Students have reported being called by someone claiming to be a law enforcement officer, an IRS agent, or FBI agent.
In some cases, the students were then told they were delinquent on student loans or dues, they owed federal or state taxes, were responsible for unpaid traffic or parking tickets, or had an outstanding arrest warrant.
The caller said the students could make a payment through MoneyGram or by a wire transfer to avoid getting in trouble, the press release said.
In some cases, the caller also threatened to arrest the student if they did not pay the money.
According to the press release, “the originating telephone number for some of these calls is displayed as that of an FBI field office, usually Chicago or Springfield.”
The UPD advised students to ask the person for their name, rank, badge number, agency’s name, and a telephone number if they receive a call from someone claiming to be associated with a law enforcement agency.
Students are advised to tell the caller they will call them back in a few minutes.
“A legitimate law enforcement officer should understand the precautions you are taking,” the press release said. “Be vigilant and never give out personal information to callers you don’t know.”

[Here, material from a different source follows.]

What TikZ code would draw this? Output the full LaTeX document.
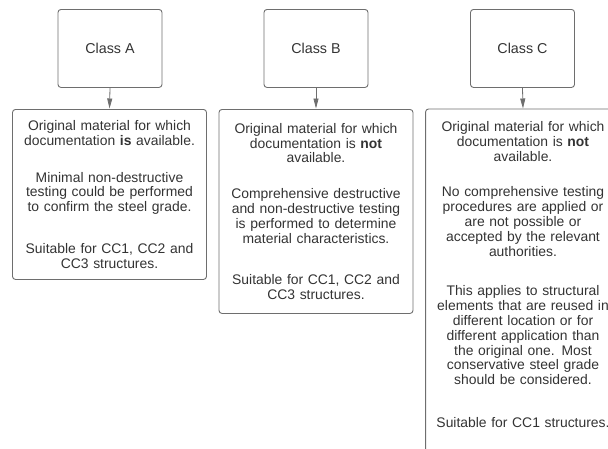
\documentclass[tikz,border=0pt]{standalone}
\usepackage{fontspec}
\setmainfont{Liberation Sans}
\usetikzlibrary{arrows.meta}
\definecolor{txt}{HTML}{333333}
\definecolor{edge}{HTML}{6E6E6E}
\tikzset{
  classbox/.style={draw=edge, line width=0.9pt, rounded corners=3pt, minimum width=104pt, minimum height=78pt, anchor=north, text=txt, font=\fontsize{14.3}{14.8}\selectfont},
  descbox/.style={draw=edge, line width=0.9pt, rounded corners=3pt, minimum width=194pt, text width=188pt, inner sep=3pt, align=center, anchor=north, text=txt, font=\fontsize{13.9}{14.8}\selectfont},
  link/.style={draw=edge, line width=0.8pt, -{Triangle[width=5pt,length=10pt]}, shorten >=0.5pt}
}
\begin{document}
\begin{tikzpicture}[x=1pt,y=-1pt]
\clip (0,0) rectangle (608,448);
\useasboundingbox (0,0) rectangle (608,448);
\node[classbox] (ca) at (110,9) {Class A};
\node[classbox] (cb) at (316,9) {Class B};
\node[classbox] (cc) at (522.5,9) {Class C};
\node[descbox, minimum height=170pt] (da) at (109.5,109) {Original material for which\\documentation \textbf{is} available.\\[22pt]Minimal non-destructive\\testing could be performed\\to confirm the steel grade.\\[27pt]Suitable for CC1, CC2 and\\CC3 structures.};
\node[descbox, minimum height=204pt] (db) at (316,109) {Original material for which\\documentation is \textbf{not}\\available.\\[21pt]Comprehensive destructive\\and non-destructive testing\\is performed to determine\\material characteristics.\\[27pt]Suitable for CC1, CC2 and\\CC3 structures.};
\node[descbox, draw=none, minimum height=330pt] (dc) at (523,109) {Original material for which\\documentation is \textbf{not}\\available.\\[21pt]No comprehensive testing\\procedures are applied or\\are not possible or\\accepted by the relevant\\authorities.\\[25pt]This applies to structural\\elements that are reused in\\different location or for\\different application than\\the original one. Most\\conservative steel grade\\should be considered.\\[28pt]Suitable for CC1 structures.};
\draw[edge, line width=0.9pt, rounded corners=3pt] (dc.north west) rectangle (dc.east |- 0,480);
\draw[link] (ca.south) -- (da.north);
\draw[link] (cb.south) -- (db.north);
\draw[link] (cc.south) -- (dc.north);
\end{tikzpicture}
\end{document}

The press release said the best way to handle a caller who is persistent, rude or requests bank account or personal information is to simply hang up.
Lt. Brad Oyer of the Charleston Police Department, said in regards to phone scam calls, it is not a start and stop process.
“It’s a continuation,” Oyer said. “There’s always somebody trying to scam people.”
Oyer said different variations of the scam have been going on.
These include people contacting others claiming to be their grandson or granddaughter, and asking them for money.
The CPD also sent out a press release on Oct. 26th about a phone scam where people pretended to be from the IRS and asked the caller for money by wire transfer.
“The IRS doesn’t contact people by phone,” Oyer said.
Oyer said the police puts up a phone scam alert every few months.
He said people should be aware of who they are talking to on the phone, and should not just accept what the caller is telling them, and ask questions about who they are.
“Be especially suspicious if someone is asking for money,” Oyer said.
Oyer said if someone has been affected by the phone scam they should file a report and let law enforcement know what happened.
“(We will then) take as appropriate action as we can,” Oyer said. “We will make an attempt to find the person responsible.”
Oyer said the people making the scam calls were at times from other parts of the country or even the world.
“Be vigilant,” Oyer said. “If it sounds too good to be true, it probably is.”